SET TASK -
All of the listing below must be repeated word for word. Pictures are the only thing to omit.

DATA BLOCK -
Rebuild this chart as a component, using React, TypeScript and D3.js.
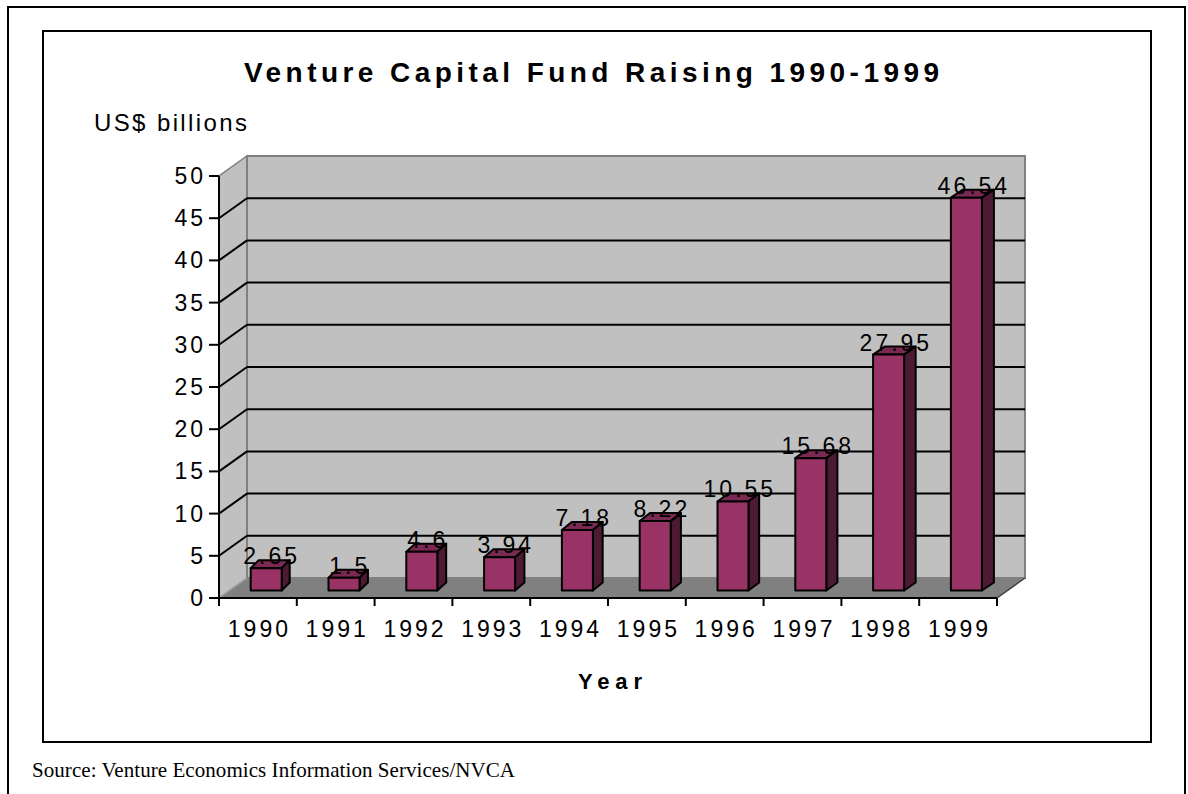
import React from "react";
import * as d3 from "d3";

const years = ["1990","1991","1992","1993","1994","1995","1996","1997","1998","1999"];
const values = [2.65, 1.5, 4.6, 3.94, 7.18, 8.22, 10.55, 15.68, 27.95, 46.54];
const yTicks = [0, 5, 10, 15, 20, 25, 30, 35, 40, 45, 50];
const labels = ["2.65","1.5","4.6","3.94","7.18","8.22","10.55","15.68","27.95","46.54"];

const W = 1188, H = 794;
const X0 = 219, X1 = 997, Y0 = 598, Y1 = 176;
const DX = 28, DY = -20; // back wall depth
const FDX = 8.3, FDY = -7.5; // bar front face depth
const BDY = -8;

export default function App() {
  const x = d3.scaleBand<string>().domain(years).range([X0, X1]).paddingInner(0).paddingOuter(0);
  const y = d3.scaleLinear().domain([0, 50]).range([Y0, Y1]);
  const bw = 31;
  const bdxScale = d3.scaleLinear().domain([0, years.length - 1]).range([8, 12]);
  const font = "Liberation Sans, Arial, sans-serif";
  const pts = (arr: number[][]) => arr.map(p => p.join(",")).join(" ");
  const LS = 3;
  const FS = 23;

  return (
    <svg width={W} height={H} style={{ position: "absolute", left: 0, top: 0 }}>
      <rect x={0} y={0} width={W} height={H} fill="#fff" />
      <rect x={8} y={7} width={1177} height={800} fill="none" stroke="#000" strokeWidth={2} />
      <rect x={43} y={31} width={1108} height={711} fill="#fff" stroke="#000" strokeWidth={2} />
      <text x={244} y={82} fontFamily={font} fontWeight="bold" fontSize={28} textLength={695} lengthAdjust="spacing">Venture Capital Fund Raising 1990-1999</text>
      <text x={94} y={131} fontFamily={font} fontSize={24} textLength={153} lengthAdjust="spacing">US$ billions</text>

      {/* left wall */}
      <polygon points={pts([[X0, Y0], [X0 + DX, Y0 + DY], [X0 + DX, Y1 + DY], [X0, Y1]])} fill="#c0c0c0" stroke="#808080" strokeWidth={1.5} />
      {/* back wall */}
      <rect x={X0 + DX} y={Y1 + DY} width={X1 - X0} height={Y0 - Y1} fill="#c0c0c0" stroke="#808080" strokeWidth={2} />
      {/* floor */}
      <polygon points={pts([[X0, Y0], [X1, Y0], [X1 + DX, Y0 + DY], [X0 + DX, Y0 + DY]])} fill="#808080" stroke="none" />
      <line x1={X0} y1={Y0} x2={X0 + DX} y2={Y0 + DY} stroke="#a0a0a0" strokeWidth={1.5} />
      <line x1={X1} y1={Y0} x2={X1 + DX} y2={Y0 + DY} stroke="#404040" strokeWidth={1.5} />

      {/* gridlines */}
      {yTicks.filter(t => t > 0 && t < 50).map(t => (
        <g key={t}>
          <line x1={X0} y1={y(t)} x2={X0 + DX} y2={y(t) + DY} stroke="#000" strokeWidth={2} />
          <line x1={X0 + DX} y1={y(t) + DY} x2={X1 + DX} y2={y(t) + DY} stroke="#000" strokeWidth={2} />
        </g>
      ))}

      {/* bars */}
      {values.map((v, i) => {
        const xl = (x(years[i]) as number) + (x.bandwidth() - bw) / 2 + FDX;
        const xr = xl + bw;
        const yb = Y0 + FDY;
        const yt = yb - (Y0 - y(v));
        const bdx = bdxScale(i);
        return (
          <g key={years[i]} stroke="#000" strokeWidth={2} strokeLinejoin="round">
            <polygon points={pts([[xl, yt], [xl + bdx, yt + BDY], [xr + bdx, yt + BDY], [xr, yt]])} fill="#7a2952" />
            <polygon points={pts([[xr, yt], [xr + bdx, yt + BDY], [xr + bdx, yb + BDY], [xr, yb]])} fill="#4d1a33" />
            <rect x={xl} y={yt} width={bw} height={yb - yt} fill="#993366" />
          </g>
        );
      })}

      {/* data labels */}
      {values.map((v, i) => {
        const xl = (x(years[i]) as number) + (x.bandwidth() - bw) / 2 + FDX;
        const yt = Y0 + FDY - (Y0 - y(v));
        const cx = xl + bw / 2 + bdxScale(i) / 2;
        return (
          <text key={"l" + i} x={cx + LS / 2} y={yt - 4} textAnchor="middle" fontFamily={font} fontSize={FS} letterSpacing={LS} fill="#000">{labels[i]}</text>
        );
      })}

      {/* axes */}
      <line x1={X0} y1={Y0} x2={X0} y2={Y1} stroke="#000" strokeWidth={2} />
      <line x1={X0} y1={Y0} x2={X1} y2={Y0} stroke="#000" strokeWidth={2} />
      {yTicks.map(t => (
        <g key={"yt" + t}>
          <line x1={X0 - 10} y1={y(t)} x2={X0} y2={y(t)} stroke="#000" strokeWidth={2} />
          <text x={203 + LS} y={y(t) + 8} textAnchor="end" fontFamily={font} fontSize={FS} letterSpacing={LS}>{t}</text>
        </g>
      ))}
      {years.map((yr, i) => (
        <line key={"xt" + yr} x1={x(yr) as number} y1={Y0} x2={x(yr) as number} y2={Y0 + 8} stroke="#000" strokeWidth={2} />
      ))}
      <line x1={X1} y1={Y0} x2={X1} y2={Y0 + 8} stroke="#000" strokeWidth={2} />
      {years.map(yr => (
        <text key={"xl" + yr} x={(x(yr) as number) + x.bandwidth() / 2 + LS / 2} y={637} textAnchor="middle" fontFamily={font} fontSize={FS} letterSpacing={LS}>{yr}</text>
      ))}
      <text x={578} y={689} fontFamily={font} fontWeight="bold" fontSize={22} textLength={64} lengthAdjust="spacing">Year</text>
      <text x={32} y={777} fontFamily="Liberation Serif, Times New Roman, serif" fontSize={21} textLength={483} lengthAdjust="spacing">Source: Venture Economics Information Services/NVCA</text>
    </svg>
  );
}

PROBLEM SOLUTION -
Rebuild this chart as a component, using React, TypeScript and D3.js.
import React from "react";
import * as d3 from "d3";

const years = ["1990","1991","1992","1993","1994","1995","1996","1997","1998","1999"];
const values = [2.65, 1.5, 4.6, 3.94, 7.18, 8.22, 10.55, 15.68, 27.95, 46.54];
const yTicks = [0, 5, 10, 15, 20, 25, 30, 35, 40, 45, 50];
const labels = ["2.65","1.5","4.6","3.94","7.18","8.22","10.55","15.68","27.95","46.54"];

const W = 1188, H = 794;
const X0 = 219, X1 = 997, Y0 = 598, Y1 = 176;
const DX = 28, DY = -20; // back wall depth
const FDX = 8.3, FDY = -7.5; // bar front face depth
const BDY = -8;

export default function App() {
  const x = d3.scaleBand<string>().domain(years).range([X0, X1]).paddingInner(0).paddingOuter(0);
  const y = d3.scaleLinear().domain([0, 50]).range([Y0, Y1]);
  const bw = 31;
  const bdxScale = d3.scaleLinear().domain([0, years.length - 1]).range([8, 12]);
  const font = "Liberation Sans, Arial, sans-serif";
  const pts = (arr: number[][]) => arr.map(p => p.join(",")).join(" ");
  const LS = 3;
  const FS = 23;

  return (
    <svg width={W} height={H} style={{ position: "absolute", left: 0, top: 0 }}>
      <rect x={0} y={0} width={W} height={H} fill="#fff" />
      <rect x={8} y={7} width={1177} height={800} fill="none" stroke="#000" strokeWidth={2} />
      <rect x={43} y={31} width={1108} height={711} fill="#fff" stroke="#000" strokeWidth={2} />
      <text x={244} y={82} fontFamily={font} fontWeight="bold" fontSize={28} textLength={695} lengthAdjust="spacing">Venture Capital Fund Raising 1990-1999</text>
      <text x={94} y={131} fontFamily={font} fontSize={24} textLength={153} lengthAdjust="spacing">US$ billions</text>

      {/* left wall */}
      <polygon points={pts([[X0, Y0], [X0 + DX, Y0 + DY], [X0 + DX, Y1 + DY], [X0, Y1]])} fill="#c0c0c0" stroke="#808080" strokeWidth={1.5} />
      {/* back wall */}
      <rect x={X0 + DX} y={Y1 + DY} width={X1 - X0} height={Y0 - Y1} fill="#c0c0c0" stroke="#808080" strokeWidth={2} />
      {/* floor */}
      <polygon points={pts([[X0, Y0], [X1, Y0], [X1 + DX, Y0 + DY], [X0 + DX, Y0 + DY]])} fill="#808080" stroke="none" />
      <line x1={X0} y1={Y0} x2={X0 + DX} y2={Y0 + DY} stroke="#a0a0a0" strokeWidth={1.5} />
      <line x1={X1} y1={Y0} x2={X1 + DX} y2={Y0 + DY} stroke="#404040" strokeWidth={1.5} />

      {/* gridlines */}
      {yTicks.filter(t => t > 0 && t < 50).map(t => (
        <g key={t}>
          <line x1={X0} y1={y(t)} x2={X0 + DX} y2={y(t) + DY} stroke="#000" strokeWidth={2} />
          <line x1={X0 + DX} y1={y(t) + DY} x2={X1 + DX} y2={y(t) + DY} stroke="#000" strokeWidth={2} />
        </g>
      ))}

      {/* bars */}
      {values.map((v, i) => {
        const xl = (x(years[i]) as number) + (x.bandwidth() - bw) / 2 + FDX;
        const xr = xl + bw;
        const yb = Y0 + FDY;
        const yt = yb - (Y0 - y(v));
        const bdx = bdxScale(i);
        return (
          <g key={years[i]} stroke="#000" strokeWidth={2} strokeLinejoin="round">
            <polygon points={pts([[xl, yt], [xl + bdx, yt + BDY], [xr + bdx, yt + BDY], [xr, yt]])} fill="#7a2952" />
            <polygon points={pts([[xr, yt], [xr + bdx, yt + BDY], [xr + bdx, yb + BDY], [xr, yb]])} fill="#4d1a33" />
            <rect x={xl} y={yt} width={bw} height={yb - yt} fill="#993366" />
          </g>
        );
      })}

      {/* data labels */}
      {values.map((v, i) => {
        const xl = (x(years[i]) as number) + (x.bandwidth() - bw) / 2 + FDX;
        const yt = Y0 + FDY - (Y0 - y(v));
        const cx = xl + bw / 2 + bdxScale(i) / 2;
        return (
          <text key={"l" + i} x={cx + LS / 2} y={yt - 4} textAnchor="middle" fontFamily={font} fontSize={FS} letterSpacing={LS} fill="#000">{labels[i]}</text>
        );
      })}

      {/* axes */}
      <line x1={X0} y1={Y0} x2={X0} y2={Y1} stroke="#000" strokeWidth={2} />
      <line x1={X0} y1={Y0} x2={X1} y2={Y0} stroke="#000" strokeWidth={2} />
      {yTicks.map(t => (
        <g key={"yt" + t}>
          <line x1={X0 - 10} y1={y(t)} x2={X0} y2={y(t)} stroke="#000" strokeWidth={2} />
          <text x={203 + LS} y={y(t) + 8} textAnchor="end" fontFamily={font} fontSize={FS} letterSpacing={LS}>{t}</text>
        </g>
      ))}
      {years.map((yr, i) => (
        <line key={"xt" + yr} x1={x(yr) as number} y1={Y0} x2={x(yr) as number} y2={Y0 + 8} stroke="#000" strokeWidth={2} />
      ))}
      <line x1={X1} y1={Y0} x2={X1} y2={Y0 + 8} stroke="#000" strokeWidth={2} />
      {years.map(yr => (
        <text key={"xl" + yr} x={(x(yr) as number) + x.bandwidth() / 2 + LS / 2} y={637} textAnchor="middle" fontFamily={font} fontSize={FS} letterSpacing={LS}>{yr}</text>
      ))}
      <text x={578} y={689} fontFamily={font} fontWeight="bold" fontSize={22} textLength={64} lengthAdjust="spacing">Year</text>
      <text x={32} y={777} fontFamily="Liberation Serif, Times New Roman, serif" fontSize={21} textLength={483} lengthAdjust="spacing">Source: Venture Economics Information Services/NVCA</text>
    </svg>
  );
}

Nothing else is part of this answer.